I'm an American pursuing a job working for a relief organization dealing with Syrian refugees in Turkey. The job would be based out of Hatay, in Southeast Turkey. 

I'm trying to get an idea about ammenities, cost of living, transportation, etc... Which will help me evaluate the job offer (if they offer).

Not sure if it's important to mention but I am American Muslim, and would be bringing my wife who wears a headscarf. 

Any other advice or wisdom would be appreciated. 

Thanks in advance,
Ryan


----------



## zHd (Mar 5, 2015)

Hi Ryan,

As first, wearing a headscarf is not a problem in Tukey. Actually, Hatay is an interesting city of Turkey which people with different beliefs live together happily. 

And the second, in my opinion, if you would like to move from there to here, you need to earn at least 5.000$ for the equivalent living conditions. If you want to save some money, then you need to earn much.


----------



## Ryanlogic (Mar 10, 2015)

zHd said:


> Hi Ryan,
> 
> As first, wearing a headscarf is not a problem in Tukey. Actually, Hatay is an interesting city of Turkey which people with different beliefs live together happily.
> 
> And the second, in my opinion, if you would like to move from there to here, you need to earn at least 5.000$ for the equivalent living conditions. If you want to save some money, then you need to earn much.

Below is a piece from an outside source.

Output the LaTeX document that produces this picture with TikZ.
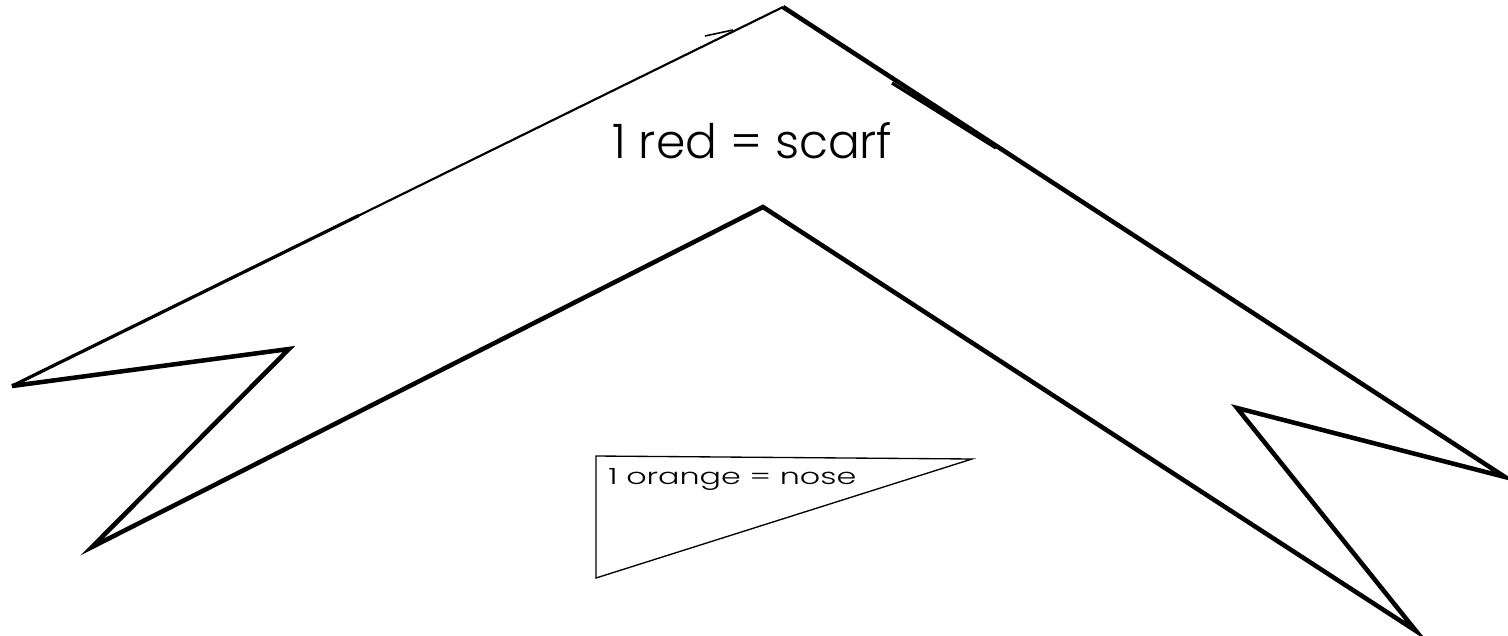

Thank you for your reply, 

First, are you recommending that I earn $5,000 USD or Turkish lira? Big difference.

Second, what kind of standard of living are you comparing that to? My current salary is much less than $5,000 USD, and my wife and I are getting along OK in the USA. 

Can someone give me cost estimates of things in the area?


----------



## zHd (Mar 5, 2015)

Hi,

You can learn cost estimates from the site numbeo.com ... 

Antakya (Antioch) is the same city w Hatay


----------



## soda (Mar 19, 2015)

Food prices are going up nowadays, i could count this as a negative point. But transportation and rents are still cheap . it will not be difficult to find home rents for 600-700 TL. you can check some turkish rental websites also.
In generally every city in Turkey, you can find some bargain market chains which offer less prices for food.


----------



## sefacan (Apr 18, 2015)

Thanks


----------



## Faida (Aug 2, 2015)

Ryanlogic said:


> Hello,
> 
> I'm an American pursuing a job working for a relief organization dealing with Syrian refugees in Turkey. The job would be based out of Hatay, in Southeast Turkey.
> 
> ...


Salam aleikum.
I with my family spent a pretty good time in Turkey. I would like to suggest to rent an apartment a little bit far from the city center this will make the rent charges less. As for food, it's cheep in comparison to cost of living in USA. I wish you luck for you and your wife.
Please feel free to write to me if you have any enquiries.

Best regards.


----------



## Jowhara (Aug 10, 2014)

Ryanlogic said:


> Thank you for your reply,
> 
> First, are you recommending that I earn $5,000 USD or Turkish lira? Big difference.
> 
> ...


Hmm I think $5000 is expensive. It equals about 15,000 Turkish Lira now and Turkey is not that expensive. You can get a good furnished apartment for less than 3000 Turkish Lira per month (even lesser in rural areas). Last year we rented a 3 BR furnished apartment in Istanbul for 2000 TL but rents have gone up recently. Still it's not that expensive. You can expect to pay less for an unfurnished apartment or a smaller one.
(Apartments will be more expensive in business and tourist areas while farther away from the city center and in rural areas, they are less expensive. Istanbul is expensive but other cities may be less expensive.)

Food, household items, and utilities aren't that expensive either. From my experience 5000 TURKISH LIRA is more than enough, which is less than $2000. 

Do visit to get an idea regarding the place and costs.


----------